The Bunker Hill Mine deposited 75 million tons of toxic sludge in Lake Coeur d’Alene, and the lead and zinc are still flowing.
For a century, the mines of the Coeur d’Alene Mountains in North Idaho produced much of the heavy metals that made the U.S. a global superpower. Starting in the 1880s, through the rise of industrialization, the introduction of the automobile, and two world wars, a few narrow canyons in the Coeur d’Alenes yielded more than 11 million tons of zinc, lead, and silver, as much as a fifth of U.S. production.
Mining has left a mark on the culture of the Silver Valley and an indelible stain on the landscape, which remains heavily contaminated. To extract a pound of metal, mining companies had to process nearly 14 pounds of ore, and they dumped the crushed waste rock into mountain streams and along river banks.

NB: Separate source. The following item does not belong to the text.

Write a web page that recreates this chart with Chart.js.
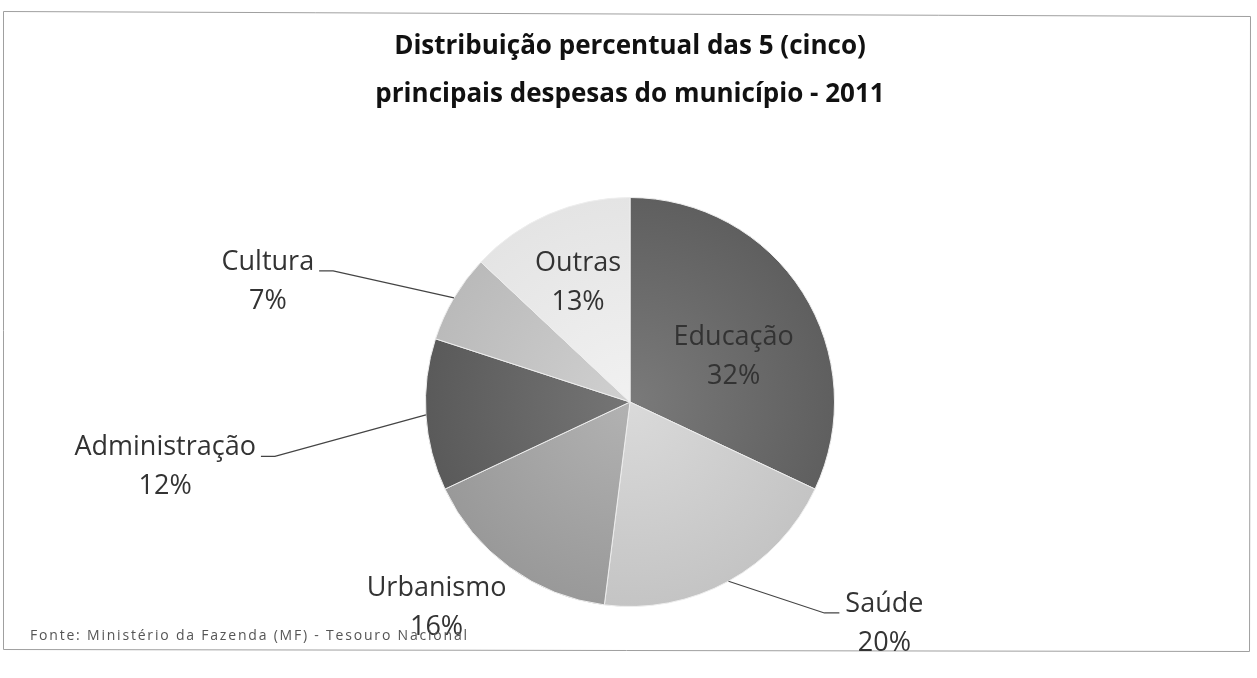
<!DOCTYPE html>
<html lang="pt-BR">
<head>
<meta charset="utf-8">
<title>Despesas do município - 2011</title>
<script src="https://cdn.jsdelivr.net/npm/chart.js@4/dist/chart.umd.min.js"></script>
<style>
  html, body { margin: 0; padding: 0; background: #fff; }
  #wrap { position: relative; width: 1257px; height: 678px; }
</style>
</head>
<body>
<div id="wrap"><canvas id="despesasChart" width="1257" height="678"></canvas></div>
<script>
const categorias = ['Educação', 'Saúde', 'Urbanismo', 'Administração', 'Cultura', 'Outras'];
const percentuais = [32, 20, 16, 12, 7, 13];

// tons de cinza: base na borda, claro perto do centro
const coresBase = ['#5f5f5f', '#c4c4c4', '#999999', '#5a5a5a', '#bababa', '#e4e4e4'];
const coresClaras = ['#7a7a7a', '#dadada', '#b2b2b2', '#757575', '#d0d0d0', '#f1f1f1'];

// posição dos rótulos em raios a partir do centro; leader = linha de chamada
const rotulosPos = [
  { dx: 0.507, dy: -0.22, leader: false },
  { dx: 1.244, dy: 1.083, leader: true },
  { dx: -0.946, dy: 1.005, leader: false },
  { dx: -2.273, dy: 0.317, leader: true },
  { dx: -1.771, dy: -0.59, leader: true },
  { dx: -0.254, dy: -0.585, leader: false }
];

const FONTE_ROTULO = '27px "Open Sans", Lato, sans-serif';
const ENTRELINHA = 39;

function corFatia(ctx) {
  const chart = ctx.chart;
  const area = chart.chartArea;
  if (!area) return coresBase[ctx.dataIndex];
  const cx = (area.left + area.right) / 2;
  const cy = (area.top + area.bottom) / 2;
  const r = Math.min(area.width, area.height) / 2;
  const g = chart.ctx.createRadialGradient(cx, cy, 0, cx, cy, r);
  g.addColorStop(0, coresClaras[ctx.dataIndex]);
  g.addColorStop(1, coresBase[ctx.dataIndex]);
  return g;
}

const moldura = {
  id: 'moldura',
  beforeDraw(chart) {
    const c = chart.ctx;
    c.save();
    c.fillStyle = '#fff';
    c.fillRect(0, 0, chart.width, chart.height);
    c.strokeStyle = '#a0a0a0';
    c.lineWidth = 1;
    c.beginPath();
    c.moveTo(3.5, 11.5);
    c.lineTo(1250.5, 16.5);
    c.lineTo(1249.5, 651.5);
    c.lineTo(3.5, 649.5);
    c.closePath();
    c.stroke();
    c.restore();
  }
};

const rotulos = {
  id: 'rotulos',
  afterDatasetsDraw(chart) {
    const c = chart.ctx;
    const meta = chart.getDatasetMeta(0);
    c.save();
    c.font = FONTE_ROTULO;
    c.textAlign = 'center';
    c.textBaseline = 'middle';
    meta.data.forEach((arc, i) => {
      const p = arc.getProps(['x', 'y', 'startAngle', 'endAngle', 'outerRadius'], true);
      const pos = rotulosPos[i];
      const bx = p.x + pos.dx * p.outerRadius;
      const by = p.y + pos.dy * p.outerRadius;
      const l1 = categorias[i];
      const l2 = percentuais[i] + '%';
      const y1 = by - ENTRELINHA / 2;
      const y2 = by + ENTRELINHA / 2;

      if (pos.leader) {
        const meio = (p.startAngle + p.endAngle) / 2;
        const ex = p.x + Math.cos(meio) * p.outerRadius;
        const ey = p.y + Math.sin(meio) * p.outerRadius;
        const w = c.measureText(l1).width;
        const ly = y1 + 9;
        let a, b;
        if (bx < p.x) {
          a = bx + w / 2 + 5;
          b = a + 14;
        } else {
          a = bx - w / 2 - 6;
          b = a - 15;
        }
        c.strokeStyle = '#444';
        c.lineWidth = 1.2;
        c.beginPath();
        c.moveTo(a, ly);
        c.lineTo(b, ly);
        c.lineTo(ex, ey);
        c.stroke();
      }

      c.fillStyle = '#333';
      c.fillText(l1, bx, y1);
      c.fillText(l2, bx, y2);
    });

    // fonte dos dados
    c.font = '14px "Open Sans", sans-serif';
    c.letterSpacing = '1.8px';
    c.textAlign = 'left';
    c.fillStyle = '#555';
    c.fillText('Fonte: Ministério da Fazenda (MF) - Tesouro Nacional', 30, 636);
    c.restore();
  }
};

new Chart(document.getElementById('despesasChart'), {
  type: 'pie',
  data: {
    labels: categorias,
    datasets: [{
      data: percentuais,
      backgroundColor: corFatia,
      borderColor: '#eeeeee',
      borderWidth: 1
    }]
  },
  options: {
    responsive: false,
    animation: false,
    layout: { padding: { top: 0, bottom: 71, left: 3, right: 0 } },
    plugins: {
      legend: { display: false },
      tooltip: { enabled: false },
      title: {
        display: true,
        text: ['Distribuição percentual das 5 (cinco)', 'principais despesas do município - 2011'],
        color: '#111',
        font: { family: '"Open Sans", Lato, sans-serif', size: 26, weight: 'bold', lineHeight: 48 / 26 },
        padding: { top: 23, bottom: 78 }
      }
    }
  },
  plugins: [moldura, rotulos]
});
</script>
</body>
</html>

Over the course of a century, the tailings and mine drainage flowed down the 40-mile-long watershed, depositing some 75 million tons of highly toxic sludge into Lake Coeur d’Alene. House cats convulsed from drinking the water.

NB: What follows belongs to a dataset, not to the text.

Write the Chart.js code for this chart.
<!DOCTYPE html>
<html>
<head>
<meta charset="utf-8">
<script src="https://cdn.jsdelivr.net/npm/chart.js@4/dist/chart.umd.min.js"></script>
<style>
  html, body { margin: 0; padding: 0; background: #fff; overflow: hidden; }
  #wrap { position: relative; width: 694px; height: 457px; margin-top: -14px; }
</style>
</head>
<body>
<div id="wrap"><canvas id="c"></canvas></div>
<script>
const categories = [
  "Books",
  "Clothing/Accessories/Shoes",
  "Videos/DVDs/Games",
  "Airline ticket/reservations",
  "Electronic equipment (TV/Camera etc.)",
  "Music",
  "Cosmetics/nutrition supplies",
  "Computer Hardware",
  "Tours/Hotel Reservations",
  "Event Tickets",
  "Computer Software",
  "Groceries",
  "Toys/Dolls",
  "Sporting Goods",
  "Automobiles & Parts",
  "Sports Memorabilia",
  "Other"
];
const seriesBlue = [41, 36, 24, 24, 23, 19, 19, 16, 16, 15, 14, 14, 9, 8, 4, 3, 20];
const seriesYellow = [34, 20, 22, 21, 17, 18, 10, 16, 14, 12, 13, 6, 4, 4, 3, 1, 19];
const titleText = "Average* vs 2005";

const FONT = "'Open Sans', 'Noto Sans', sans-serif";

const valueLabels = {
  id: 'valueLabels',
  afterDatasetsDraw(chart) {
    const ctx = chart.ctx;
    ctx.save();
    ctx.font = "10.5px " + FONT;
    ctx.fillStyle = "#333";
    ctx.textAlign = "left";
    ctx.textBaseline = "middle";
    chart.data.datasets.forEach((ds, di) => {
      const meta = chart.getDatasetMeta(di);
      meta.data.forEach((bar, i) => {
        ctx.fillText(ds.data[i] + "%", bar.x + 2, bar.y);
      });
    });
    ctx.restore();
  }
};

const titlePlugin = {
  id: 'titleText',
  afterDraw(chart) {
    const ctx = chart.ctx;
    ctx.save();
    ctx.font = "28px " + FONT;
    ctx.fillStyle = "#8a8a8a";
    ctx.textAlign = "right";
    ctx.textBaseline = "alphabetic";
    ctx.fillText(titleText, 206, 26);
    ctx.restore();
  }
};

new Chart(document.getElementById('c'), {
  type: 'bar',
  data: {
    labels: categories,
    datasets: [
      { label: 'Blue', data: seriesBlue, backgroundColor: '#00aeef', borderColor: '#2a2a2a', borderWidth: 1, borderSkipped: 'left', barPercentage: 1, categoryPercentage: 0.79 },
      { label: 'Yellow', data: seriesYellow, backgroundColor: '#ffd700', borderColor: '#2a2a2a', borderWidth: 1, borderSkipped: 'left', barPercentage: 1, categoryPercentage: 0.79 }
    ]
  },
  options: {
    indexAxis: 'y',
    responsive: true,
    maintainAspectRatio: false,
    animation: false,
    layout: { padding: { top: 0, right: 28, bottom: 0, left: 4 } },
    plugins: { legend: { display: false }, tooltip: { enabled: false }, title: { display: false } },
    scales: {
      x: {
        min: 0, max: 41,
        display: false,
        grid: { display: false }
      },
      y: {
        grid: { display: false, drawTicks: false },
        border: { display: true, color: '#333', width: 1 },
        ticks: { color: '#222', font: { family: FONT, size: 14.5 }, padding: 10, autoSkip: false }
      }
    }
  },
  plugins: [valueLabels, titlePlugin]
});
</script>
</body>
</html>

Migratory tundra swans suffered slow deaths as their digestive tracts seized up from lead poisoning, causing both suffocation and starvation as undigested food backed up into their long necks. Children in the Silver Valley in the 1970s registered some of the highest levels of lead in their bloodstreams recorded anywhere.
By the time the area’s biggest mine, run by the Bunker Hill Mining Co., in Kellogg, closed in the early 1980s, the mines had spread a ribbon of poison from the Idaho-Montana border to Lake Coeur d’Alene and down the Spokane River all the way into Eastern Washington. In 1983, the U.S. Environmental Protection Agency declared the Bunker Hill Mine and smelter complex the nation’s second-largest Superfund site.